Se a gente quer que eles aprendam a tomar decisões importantes e boas decisões para as suas vidas, se a gente deseja que se tornem cidadãos participativos da sociedade, que se sintam capazes de contribuir para a sociedade, para o bem-estar de todos, pensando no cuidado de si, do outro e do ambiente, é preciso justamente oferecer experiências de lugar de fala, de participação, de protagonismo para crianças e adolescentes
Bianca Stock
A terapeuta argumenta que a grande ferramenta da escola para a construção de saúde mental é a prática da escuta, que deve perpassar desde a entrada até a saída da escola, da abordagem na recepção às atividades em sala de aula. “A escola precisa ser um espaço de escuta, e para a gente escutar, precisa estar presente e precisa de tempo. A gente não pode deixar que as demandas de conteúdo programados externamente, em função de aprovações no vestibular, se sobreponham às necessidades da vida e de se tornar gente; de nos humanizarmos nas relações escolares.”

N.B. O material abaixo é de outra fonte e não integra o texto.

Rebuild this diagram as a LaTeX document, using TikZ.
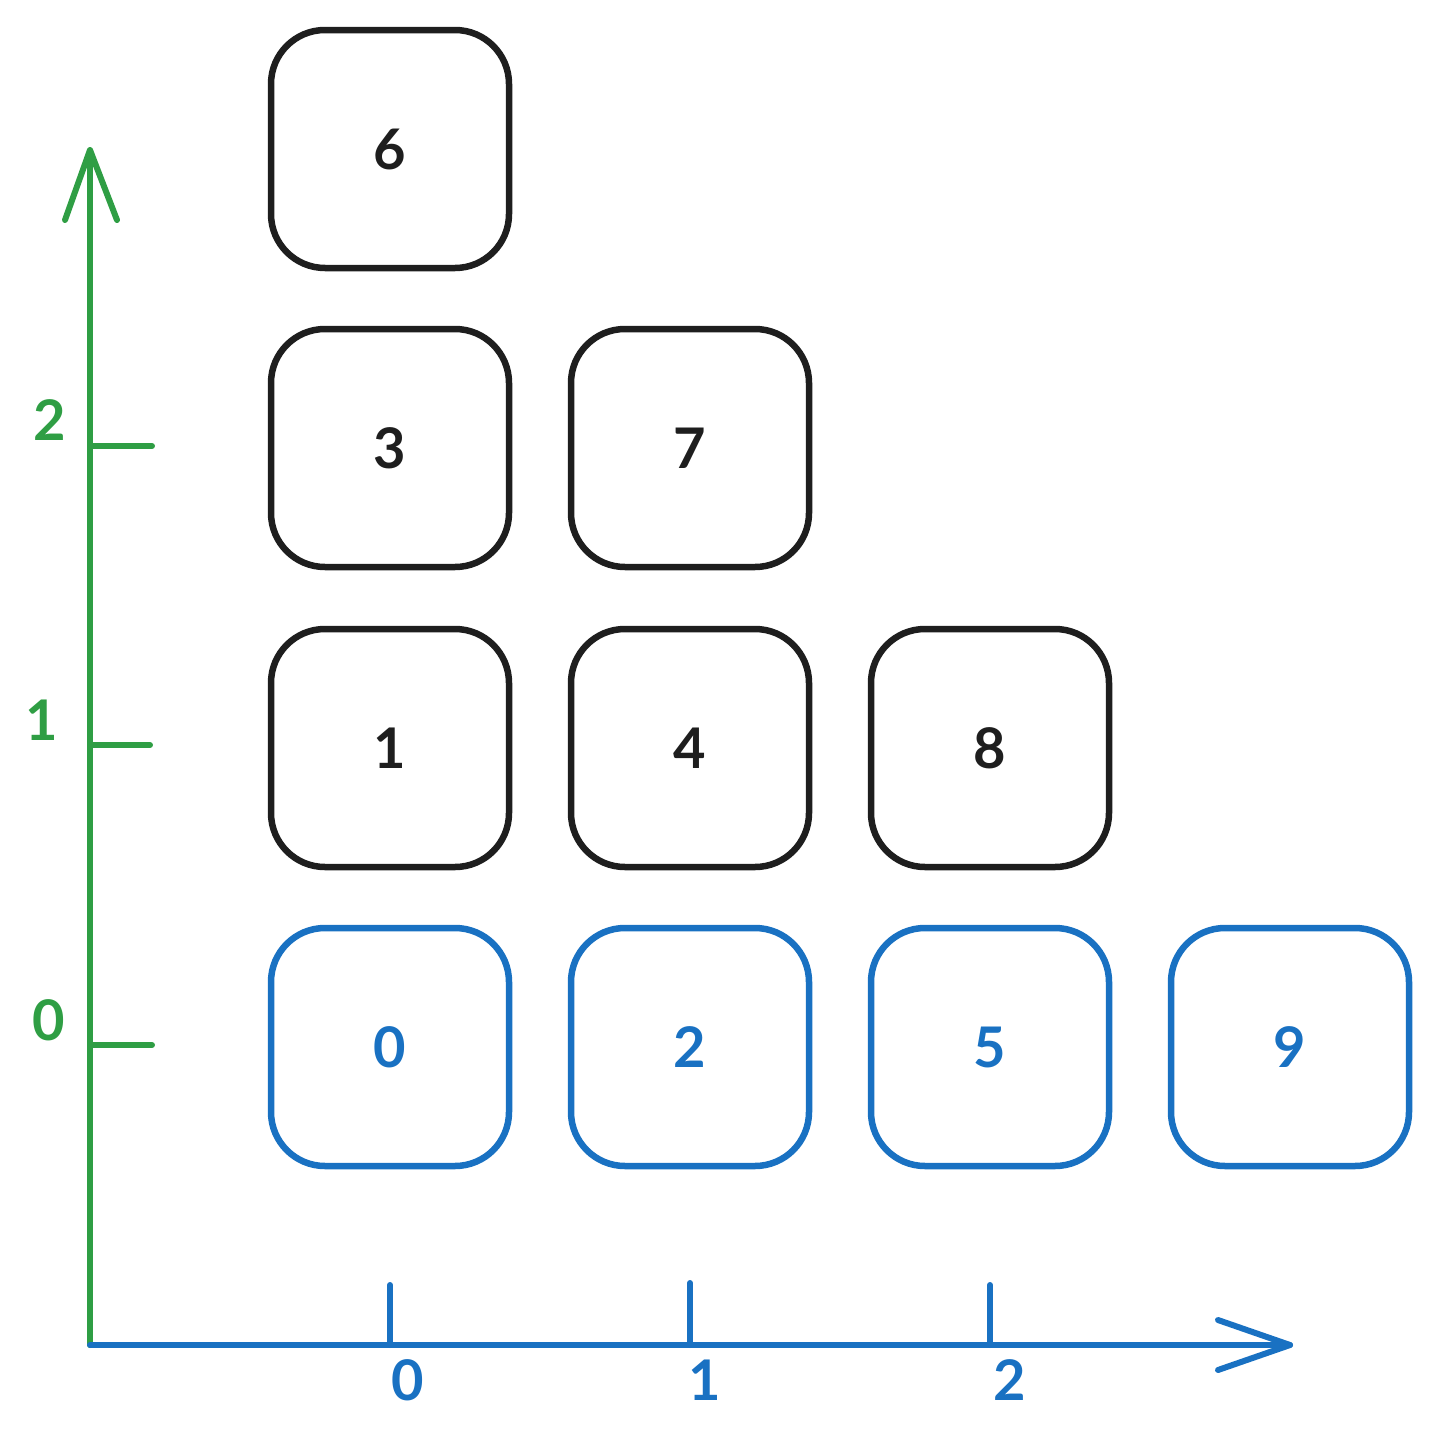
\documentclass[tikz,border=0pt]{standalone}
\usepackage{fontspec}
\setmainfont{Lato}
\definecolor{inkblack}{HTML}{1E1E1E}
\definecolor{inkblue}{HTML}{1971C2}
\definecolor{inkgreen}{HTML}{2F9E44}
\begin{document}
\begin{tikzpicture}[x=1pt,y=-1pt,
  cell/.style={draw=inkblack,line width=6.5pt,rounded corners=54pt,
    minimum width=238pt,minimum height=238pt,inner sep=0pt,
    font=\fontsize{56}{60}\selectfont\bfseries,text=inkblack},
  basecell/.style={cell,draw=inkblue,text=inkblue},
  axisline/.style={line width=6pt,line cap=round,line join=round},
  ticklbl/.style={font=\fontsize{56}{60}\selectfont\bfseries,inner sep=0pt}]
\useasboundingbox (0,0) rectangle (1440,1451);

% grid of cells
\node[cell] (c6) at (390,149) {6};
\node[cell] (c3) at (390,448) {3};
\node[cell] (c7) at (690,448) {7};
\node[cell] (c1) at (390,748) {1};
\node[cell] (c4) at (690,748) {4};
\node[cell] (c8) at (990,748) {8};
\node[basecell] (c0) at (390,1047) {0};
\node[basecell] (c2) at (690,1047) {2};
\node[basecell] (c5) at (990,1047) {5};
\node[basecell] (c9) at (1290,1047) {9};

% vertical axis
\coordinate (origin) at (90,1345);
\coordinate (ytop) at (90,150);
\coordinate (yl) at (65,220);
\coordinate (yr) at (117,220);
\draw[axisline,inkgreen] (origin) -- (ytop);
\draw[axisline,inkgreen] (yl) -- (ytop) -- (yr);
\coordinate (yt2) at (152,446);
\coordinate (yt1) at (150,745);
\coordinate (yt0) at (152,1045);
\draw[axisline,inkgreen] (90,446) -- (yt2);
\draw[axisline,inkgreen] (90,745) -- (yt1);
\draw[axisline,inkgreen] (90,1045) -- (yt0);
\node[ticklbl,text=inkgreen] (ly2) at (50,420) {2};
\node[ticklbl,text=inkgreen] (ly1) at (42,720) {1};
\node[ticklbl,text=inkgreen] (ly0) at (49,1020) {0};

% horizontal axis
\coordinate (xend) at (1290,1345);
\coordinate (xu) at (1218,1320);
\coordinate (xd) at (1218,1370);
\draw[axisline,inkblue] (origin) -- (xend);
\draw[axisline,inkblue] (xu) -- (xend) -- (xd);
\coordinate (xt0) at (390,1285);
\coordinate (xt1) at (690,1283);
\coordinate (xt2) at (990,1285);
\draw[axisline,inkblue] (xt0) -- (390,1345);
\draw[axisline,inkblue] (xt1) -- (690,1345);
\draw[axisline,inkblue] (xt2) -- (990,1345);
\node[ticklbl,text=inkblue] (lx0) at (408,1380) {0};
\node[ticklbl,text=inkblue] (lx1) at (705,1380) {1};
\node[ticklbl,text=inkblue] (lx2) at (1010,1380) {2};
\end{tikzpicture}
\end{document}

De acordo com a psicóloga, a escola precisa ser das crianças e dos adolescentes; precisa ser percebida como um espaço deles de invenção e construção do conhecimento no cotidiano. “Na medida em que eu me sinto participante, aceito e importante, todo um processo de integração psíquica começa a ser favorecido”. Assim, ela considera que as atividades culturais e artísticas, em seus diversos formatos de expressão, sejam fundamentais a essa retomada nas escolas. “Essas propostas trazem um componente lúdico e conseguem inserir fluxos de prazer, de vida, de conexão no cotidiano da escola, o que é essencial para retomar o laço social que acontece ali dentro.”
Dificuldades de aprendizagem e aumento de bullying
Entre os sintomas apresentados pelas crianças e os adolescentes, estão as dificuldades de aprendizagem e de alfabetização, o desinteresse e os comportamentos desafiadores. “Tem crianças que estão se comportando mal, desrespeitando os professores, brigando entre si. Há registros de que os casos de bullying dispararam. O bullying pode ser gravíssimo, é algo muito importante. Recentemente atendi uma criança de 10 anos, deprimida gravemente, e os pais não sabiam o que fazer. Fui investigando e descobri que ela está sofrendo bullying na escola, sendo assediada diariamente por um coleguinha”, exemplifica Daniel Becker.
Ele defende que as escolas estejam atentas aos sinais e tenham um olhar muito cuidadoso para as crianças nesse momento, por meio de professores e orientadores educacionais capacitados. Além disso, como Bianca, o médico enfatiza que é essencial aproveitar esse momento para impor menos pressão e menos sobrecarga aos estudantes, com menos dever de casa e provas mais tranquilas. “É tentar oferecer um ambiente de acolhimento e de reencontro, não de horror, de pressão, de exigências”, diz o pediatra.
Também é uma oportunidade de levar as crianças e os jovens para fora da sala, para pátios, ampliando os horários de recreio e viabilizando a brincadeira livre. Se a escola não possui áreas abertas, o dr. Daniel sugere que se recorra a praças e quadras públicas próximas para que as crianças tenham espaço para brincar, trocar, se expandir e recuperar as habilidades interpessoais.
“E olhar para o bullying. Envolver os alunos na resolução dessas questões, eles têm capacidade de participar e isso é muito importante, especialmente para os mais velhos. A gente precisa envolver os pré-adolescentes e adolescentes, eles têm muito potencial e a participação fortalece a autoestima, as relações, fortalece a comunidade da turma. Fortalece quem sofreu bullying e quem perpetrou o bullying.”